19. März 1944: Besetzung Ungarns durch die Deutschen – der Anfang vom Ende

 
 
Eva Fahidi 2011 in Berlin

Eva Fahidi 2011 in Berlin

 

 

 

Gespräch mit Eva Fahidi, aufgezeichnet von Christoph Heubner am 19. März 2014

"Es war ein regnerischer Tag in Debrecen, dieser 19. März", erzählt Eva Fahidi, "unsere Familie war bei Freunden eingeladen. Und dort hörten wir auch, daß die Deutschen in Ungarn eingerückt waren und das Land besetzt hatten. Wir spürten die Angst der Erwachsenen und auch unsere Eltern drängte es nach Hause. Auf dem Weg dorthin sahen wir die vielen Militärflugzeuge, die den sonst so ruhigen Flugplatz von Debrecen anflogen und landeten. Abends nach dem Essen bat unser Papa uns alle in sein Arbeitszimmer. An diesem Abend habe ich in seinem Gesicht zum ersten Mal überhaupt Angst gesehen. Er hielt eine Art Rede an uns und wohl auch an sich selbst: "Das wird nicht lange dauern mit den Deutschen, die russischen Truppen jenseits der Karpaten sind ja schon fast mit den Händen zu greifen. Wir dürfen und müssen keine Angst haben, wir müssen aber jetzt fest zusammenhalten, noch mehr als sonst. Bestimmt werden uns die Deutschen hart arbeiten lassen, aber das können wir überstehen, wenn wir beisammen bleiben ..." und so fort und so fort: Er sprach gegen seine und unsere Angst. Angst vor dem, was die Deutschen uns Juden antun könnten.

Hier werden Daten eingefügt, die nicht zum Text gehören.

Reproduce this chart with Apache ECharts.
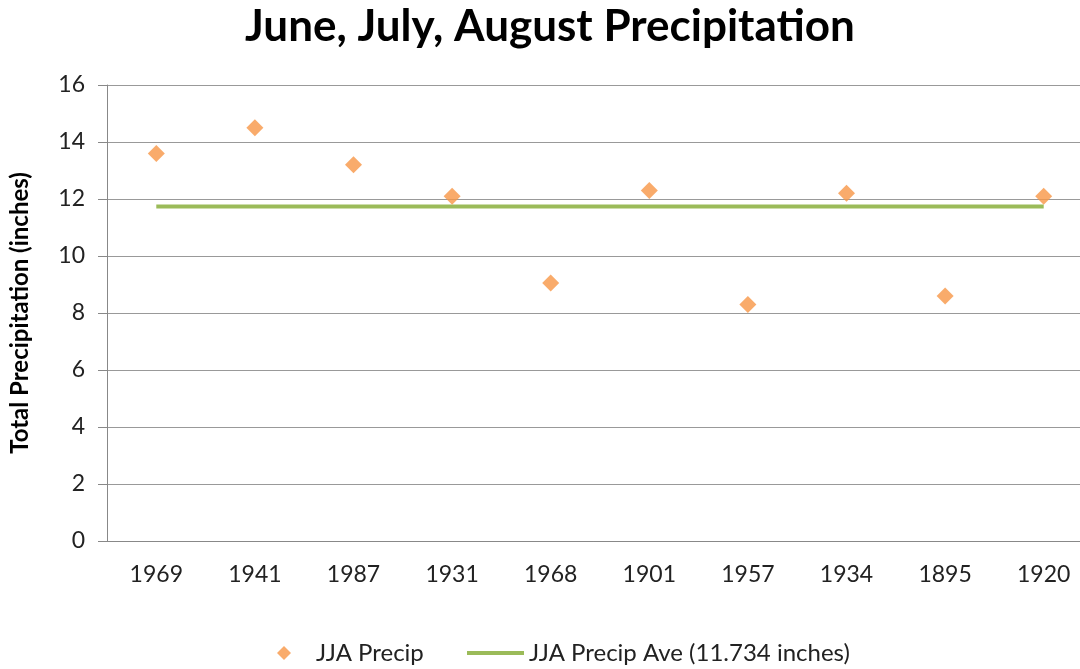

Am 21. März wurde unser Haus von der Feldgendarmerie beschlagnahmt. Der Chef der Feldpolizei, sein Name war Kaiser, zog in unser Haus ein. Aber er duldete uns, die Familie, in dem kleinsten Zimmer. Wir durften bleiben: Immerhin.

Das blieb so bis zum 29. April: An diesem Tag wurden wir alle ins Ghetto deportiert. Später dann der Weg nach Auschwitz.

Einzig ich bin nach Debrecen zurückgekommen. Die ungarischen Juden sind die größte jüdische Gruppe, die man in Auschwitz-Birkenau ermordet und verbrannt hat. All das wußte ich an diesem 19. März noch nicht. Aber wir spürten und wußten alle, daß dies der Anfang von etwas Schwerem und Schrecklichen war. Daß dieser Tag der Anfang vom Ende nicht nur meiner Familie sein sollte, das weiß ich erst heute.

Eichmann kam am 21. März in Budapest an: Sein Stab umfasste 150 Personen. Mit diesem Stab und mit Hilfe und Zustimmung der ungarischen Behörden hat er die Deportationen der ungarischen Juden in die Wege geleitet – nach Auschwitz in die Gaskammern und ins Feuer."

Das Internationale Auschwitz Komitee wird im Sommer 2014 durch Ausstellungen, Veranstaltungen und Publikationen der Deportation und Ermordung der ungarischen Juden gedenken.